Starting today, the University of Kentucky is a tobacco-free place.
Members of the UK community aren’t alone. In 2007, 43 college campuses were smoke-free. Now that number is closer to 60. It’s time for GW to follow suit.
Smoking cigarettes is unlike any other vice. Most vices are exclusive to the perpetrator, but smoking is forced upon others through second-hand smoke, which has become the third leading cause of preventable death, according to studies from the Center for Tobacco Policy Research.
As smokers, we make excuses: We promise to quit after college, or say the facts just aren’t true. But smoking is not like eating too many Georgetown Cupcakes – the effects are internal and take years, not hours, to show up. We do not get a sense of the change occurring within. I wonder if we gained weight with each cigarette, would we still do it?
At GW, encounters with second-hand smoke have become unavoidable, partly because college students tend to smoke more than any other age group. And while everyone else is decreasing his or her use of tobacco, we continue to smoke at a greater and greater rate, according to the American Cancer Society Action Network.
GW should begin to implement a smoke-free campus. Even though this has been attempted before and the blurry boundaries of our campus make this difficult, we must begin to accept the idea that GW could one day have a smoke-free campus.
The way to start, as many other colleges have, is to establish specific smoking areas. By doing so, the University would not be forcing students to quit smoking, but would be making an attempt to lessen the exposure of second-hand smoke. Also, the University would be making significant strides in decreasing on-campus littering. With the addition of smoking areas, discarded cigarette butts would be disposed in a receptacle instead of on the sidewalk.

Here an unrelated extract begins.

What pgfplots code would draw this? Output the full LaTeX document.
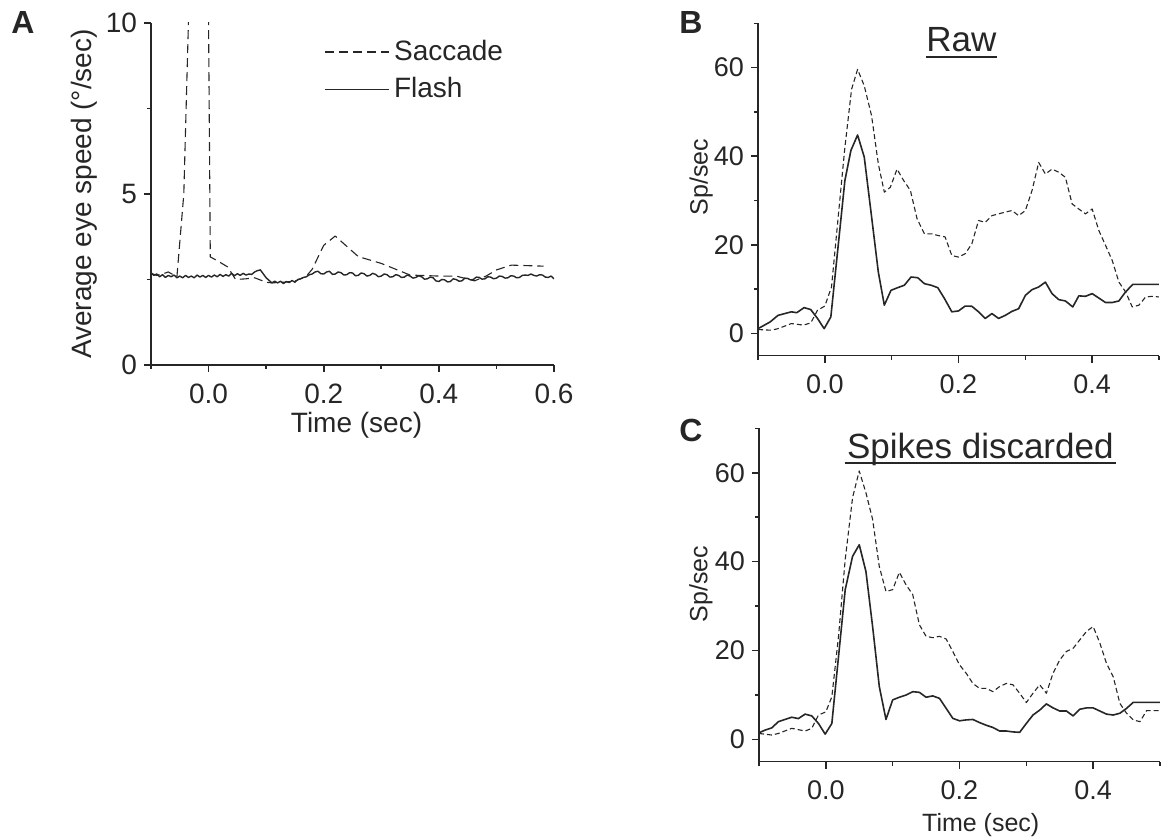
\documentclass[border=0pt]{standalone}
\usepackage{fontspec}
\setmainfont{Liberation Sans}
\usepackage{pgfplots}
\pgfplotsset{compat=1.18}
\definecolor{ink}{HTML}{262626}
\pgfplotsset{
  panel/.style={
    scale only axis,
    anchor=south west,
    axis lines=left,
    axis line style={-, line width=0.8pt, ink},
    tick align=outside,
    major tick length=3.5pt,
    minor tick length=2pt,
    tick style={ink, line width=0.8pt},
    /pgf/number format/assume math mode=true,
    xticklabel style={yshift=-2.5pt, /pgf/number format/.cd, fixed, fixed zerofill, precision=1},
    yticklabel style={/pgf/number format/.cd, fixed, precision=0},
    legend image code/.code={\draw[#1] (0pt,0pt) -- (32pt,0pt);},
  },
  sacA/.style={ink, line width=0.55pt, dash pattern=on 4.5pt off 2.5pt, line join=round},
  flaA/.style={ink, line width=0.7pt, line join=round},
  sacB/.style={ink, line width=0.55pt, dash pattern=on 2.5pt off 1.5pt, line join=round},
  flaB/.style={ink, line width=0.8pt, line join=round},
}
\begin{document}
\begin{tikzpicture}
\useasboundingbox (0,0) rectangle (584.5pt,420pt);

% ---------------- Panel A ----------------
\begin{axis}[panel,
  at={(75.5pt,237.5pt)}, width=201.5pt, height=171pt,
  xmin=-0.1, xmax=0.6, ymin=0, ymax=10,
  xtick={0,0.2,0.4,0.6}, minor xtick={-0.1,0.1,0.3,0.5},
  ytick={0,5,10}, minor ytick={2.5,7.5},
  ticklabel style={font=\fontsize{14}{16}\selectfont, text=ink},
  xlabel={Time (sec)}, ylabel={Average eye speed (°/sec)},
  label style={font=\fontsize{14}{16}\selectfont, text=ink},
  xlabel style={at={(axis description cs:0.51,-0.176)}, anchor=center},
  ylabel style={at={(axis description cs:-0.165,0.5)}, anchor=center},
  legend style={at={(axis description cs:0.43,0.962)}, anchor=north west,
    draw=none, fill=none, inner sep=0pt, row sep=3pt,
    font=\fontsize{14}{16}\selectfont, text=ink,
    /tikz/every even column/.append style={column sep=3pt}},
  legend cell align=left,
]
\addplot[sacA] table {
-0.100 2.68
-0.090 2.62
-0.080 2.66
-0.070 2.72
-0.055 2.58
-0.043 5.0
-0.035 10.0
-0.020 30
-0.005 30
0.000 10
0.003 3.16
0.015 3.05
0.033 2.87
0.047 2.50
0.065 2.52
0.080 2.55
0.100 2.42
0.110 2.40
0.130 2.42
0.150 2.45
0.170 2.60
0.180 2.80
0.200 3.50
0.220 3.77
0.260 3.17
0.300 2.97
0.350 2.63
0.400 2.60
0.430 2.60
0.462 2.46
0.482 2.60
0.500 2.78
0.526 2.92
0.582 2.89
};
\addlegendentry{Saccade}
\addplot[flaA] table {
-0.100 2.70
-0.095 2.62
-0.090 2.66
-0.085 2.58
-0.080 2.64
-0.075 2.56
-0.070 2.62
-0.065 2.58
-0.060 2.63
-0.055 2.55
-0.050 2.60
-0.045 2.55
-0.040 2.62
-0.035 2.56
-0.030 2.60
-0.025 2.55
-0.020 2.63
-0.015 2.57
-0.010 2.62
-0.005 2.56
0.000 2.62
0.005 2.57
0.010 2.63
0.015 2.58
0.020 2.65
0.025 2.59
0.030 2.64
0.035 2.60
0.040 2.68
0.045 2.61
0.050 2.67
0.055 2.62
0.060 2.68
0.065 2.63
0.070 2.66
0.075 2.65
0.080 2.72
0.085 2.76
0.090 2.78
0.100 2.55
0.110 2.40
0.115 2.45
0.120 2.40
0.125 2.45
0.130 2.38
0.135 2.44
0.140 2.41
0.145 2.47
0.150 2.42
0.155 2.50
0.160 2.52
0.165 2.56
0.170 2.58
0.175 2.64
0.180 2.66
0.185 2.72
0.190 2.74
0.195 2.67
0.200 2.66
0.205 2.72
0.210 2.74
0.215 2.65
0.220 2.66
0.225 2.72
0.230 2.70
0.235 2.63
0.240 2.64
0.245 2.70
0.250 2.69
0.255 2.61
0.260 2.62
0.265 2.69
0.270 2.67
0.275 2.60
0.280 2.62
0.285 2.68
0.290 2.65
0.295 2.58
0.300 2.60
0.305 2.66
0.310 2.64
0.315 2.57
0.320 2.58
0.325 2.64
0.330 2.62
0.335 2.56
0.340 2.57
0.345 2.63
0.350 2.60
0.355 2.54
0.360 2.56
0.365 2.61
0.370 2.58
0.375 2.51
0.380 2.52
0.385 2.57
0.390 2.55
0.395 2.46
0.400 2.44
0.405 2.50
0.410 2.49
0.415 2.43
0.420 2.44
0.425 2.52
0.430 2.50
0.435 2.45
0.440 2.46
0.445 2.54
0.450 2.53
0.455 2.49
0.460 2.50
0.465 2.57
0.470 2.56
0.475 2.51
0.480 2.52
0.485 2.58
0.490 2.57
0.495 2.52
0.500 2.54
0.505 2.60
0.510 2.59
0.515 2.54
0.520 2.55
0.525 2.61
0.530 2.60
0.535 2.55
0.540 2.56
0.545 2.62
0.550 2.63
0.555 2.62
0.560 2.66
0.565 2.62
0.570 2.60
0.575 2.64
0.580 2.63
0.585 2.57
0.590 2.56
0.595 2.60
0.600 2.52
};
\addlegendentry{Flash}
\end{axis}

% ---------------- Panel B ----------------
\begin{axis}[panel,
  at={(379pt,242.15pt)}, width=200.5pt, height=166.2pt,
  xmin=-0.1, xmax=0.5, ymin=-5, ymax=70,
  xtick={0,0.2,0.4}, minor xtick={-0.1,0.1,0.3,0.5},
  ytick={0,20,40,60}, minor ytick={10,30,50,70},
  ticklabel style={font=\fontsize{13.5}{16}\selectfont, text=ink},
  ylabel={Sp/sec},
  label style={font=\fontsize{12.5}{14}\selectfont, text=ink},
  ylabel style={at={(axis description cs:-0.142,0.538)}, anchor=center},
]
\addplot[sacB] table {
-0.100 0.9
-0.080 0.75
-0.070 1.1
-0.050 2.25
-0.032 1.9
-0.021 2.4
-0.011 5.25
0.000 6.2
0.010 10.5
0.020 26.3
0.030 42.0
0.040 55.1
0.049 59.6
0.059 55.9
0.070 49.1
0.080 38.3
0.089 31.9
0.098 33.0
0.108 37.1
0.118 34.5
0.128 32.3
0.138 25.9
0.149 22.5
0.160 22.5
0.170 22.1
0.180 21.8
0.190 17.6
0.200 17.25
0.210 18.0
0.220 20.25
0.230 25.5
0.240 25.1
0.250 26.6
0.260 27.0
0.270 27.4
0.280 27.75
0.290 26.6
0.300 27.75
0.310 32.25
0.320 38.6
0.330 36.0
0.340 37.1
0.350 36.4
0.360 35.25
0.370 29.25
0.380 28.1
0.390 27.0
0.400 28.1
0.410 23.25
0.420 19.9
0.430 16.5
0.440 11.6
0.450 9.4
0.460 6.0
0.470 6.4
0.480 8.25
0.490 8.4
0.500 8.25
};
\addplot[flaB] table {
-0.100 1.1
-0.082 2.6
-0.070 4.1
-0.060 4.5
-0.050 4.9
-0.042 4.7
-0.031 5.85
-0.021 5.4
-0.011 3.4
-0.001 1.1
0.009 3.75
0.030 34.5
0.039 41.3
0.049 44.8
0.059 39.8
0.070 26.3
0.080 13.9
0.089 6.4
0.099 9.75
0.109 10.35
0.119 10.9
0.129 12.75
0.139 12.6
0.149 11.25
0.159 10.9
0.169 10.35
0.179 7.9
0.190 4.9
0.200 5.1
0.210 6.2
0.220 6.15
0.230 4.9
0.240 3.4
0.250 4.5
0.260 3.4
0.270 4.1
0.280 5.0
0.290 5.6
0.300 8.6
0.310 9.9
0.320 10.5
0.330 11.6
0.340 9.0
0.350 7.65
0.360 7.35
0.371 6.0
0.380 8.5
0.390 8.4
0.400 9.0
0.410 8.0
0.420 7.0
0.430 7.0
0.440 7.35
0.450 9.4
0.461 11.1
0.500 11.1
};
\node[inner sep=0pt, anchor=base, font=\fontsize{17.5}{20}\selectfont, text=ink] (raw) at (axis description cs:0.507,0.9146) {Raw};
\end{axis}
\draw[ink, line width=1.3pt] ([yshift=-2.6pt]raw.base west) -- ([yshift=-2.6pt]raw.base east);

% ---------------- Panel C ----------------
\begin{axis}[panel,
  at={(379.5pt,39.15pt)}, width=200.5pt, height=166.7pt,
  xmin=-0.1, xmax=0.5, ymin=-5, ymax=70,
  xtick={0,0.2,0.4}, minor xtick={-0.1,0.1,0.3,0.5},
  ytick={0,20,40,60}, minor ytick={10,30,50,70},
  ticklabel style={font=\fontsize{13.5}{16}\selectfont, text=ink},
  xlabel={Time (sec)}, ylabel={Sp/sec},
  label style={font=\fontsize{12.5}{14}\selectfont, text=ink},
  xlabel style={at={(axis description cs:0.553,-0.19)}, anchor=center},
  ylabel style={at={(axis description cs:-0.145,0.533)}, anchor=center},
]
\addplot[sacB] table {
-0.100 1.35
-0.081 1.0
-0.071 1.35
-0.051 2.5
-0.031 1.9
-0.021 2.5
-0.011 5.5
0.000 6.2
0.009 9.6
0.019 23.2
0.029 40.5
0.040 54.4
0.050 60.4
0.060 55.5
0.070 49.5
0.080 38.9
0.090 33.3
0.100 33.7
0.110 37.6
0.120 34.8
0.130 32.6
0.140 25.8
0.150 23.2
0.160 22.9
0.170 23.2
0.180 22.6
0.190 19.8
0.200 16.8
0.210 14.9
0.220 12.6
0.230 11.5
0.240 11.5
0.250 10.75
0.260 11.9
0.270 12.6
0.280 12.3
0.290 10.4
0.300 8.3
0.310 10.4
0.320 12.3
0.330 10.4
0.340 14.9
0.350 17.9
0.360 19.8
0.370 20.5
0.380 22.4
0.390 24.3
0.400 25.4
0.410 21.7
0.420 17.1
0.430 14.1
0.440 8.1
0.450 5.9
0.460 4.4
0.470 4.0
0.480 6.5
0.500 6.5
};
\addplot[flaB] table {
-0.100 1.5
-0.091 2.1
-0.081 2.6
-0.071 4.0
-0.061 4.5
-0.051 5.0
-0.041 4.7
-0.031 5.7
-0.021 5.3
-0.011 3.6
-0.001 1.2
0.009 3.6
0.029 33.7
0.040 41.2
0.050 43.8
0.060 37.8
0.070 25.4
0.080 11.9
0.090 4.5
0.100 8.9
0.110 9.5
0.120 10.0
0.130 10.75
0.140 10.6
0.150 9.5
0.160 9.8
0.170 9.25
0.180 7.0
0.190 4.75
0.200 4.2
0.210 4.4
0.220 4.5
0.230 3.8
0.240 3.2
0.250 2.7
0.260 1.9
0.270 1.9
0.280 1.7
0.290 1.6
0.300 3.6
0.310 5.5
0.320 6.6
0.330 8.0
0.340 7.1
0.350 6.4
0.360 6.4
0.370 5.3
0.380 6.8
0.390 7.1
0.400 7.1
0.410 6.4
0.420 5.7
0.430 5.5
0.440 5.9
0.450 7.0
0.460 8.35
0.500 8.35
};
\node[inner sep=0pt, anchor=base, font=\fontsize{17.5}{20}\selectfont, text=ink] (spk) at (axis description cs:0.552,0.910) {Spikes discarded};
\end{axis}
\draw[ink, line width=1.3pt] ([yshift=-2.3pt,xshift=-1pt]spk.base west) -- ([yshift=-2.3pt,xshift=1pt]spk.base east);

% panel letters
\node[inner sep=0pt, anchor=base west, font=\fontsize{16}{18}\bfseries\selectfont, text=ink] at (5.5pt,403.3pt) {A};
\node[inner sep=0pt, anchor=base west, font=\fontsize{16}{18}\bfseries\selectfont, text=ink] at (339.5pt,403.3pt) {B};
\node[inner sep=0pt, anchor=base west, font=\fontsize{16}{18}\bfseries\selectfont, text=ink] at (339.5pt,199.2pt) {C};
\end{tikzpicture}
\end{document}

Earlier this year, graduate students from the School of Public Health proposed a campus-wide smoking ban. The policy was reviewed in May and it seems that no changes have been made; smoking is still only prohibited inside of all University facilities. But going from a smoker-friendly campus to a smoke-free one is not accomplished in one step. Rather, it is a process.
Naturally, smokers would be against this change to the campus. Cigarettes are legal products with which smokers can do whatever they choose. Initial opposition exists with most changes, just as in 2004 when smoking in the work place was banned in Lexington, Ky.(the nation’s largest tobacco-producing city).
Extensive research conducted in the three months before and after the law was put into place showed that at first the public was outraged, but acceptability increased significantly once the law was implemented – maybe because studies showed a big improvement in air quality.
Even though the opposition may be great, this change is necessary, and needs to be carried out.
Not only does creating a smoke-free campus benefit our health, it benefits the economy as well. When Lexington went smoke-free, Kentucky saved $21 million a year from smoking-related costs. Following this model, if one city in every state went smoke-free, that could save a total close to $1 billion.
There are 200 poisonous chemical compounds found in second-hand smoke – 60 of which are carcinogens, meaning they cause cancer. The bottom line is that second-hand smoke kills.
Kentucky’s economy is dependent upon the production of tobacco. If they can go smoke-free, we can certainly be ‘buff enough’ to implement a smoke-free campus.
The writer is a freshman majoring in journalism.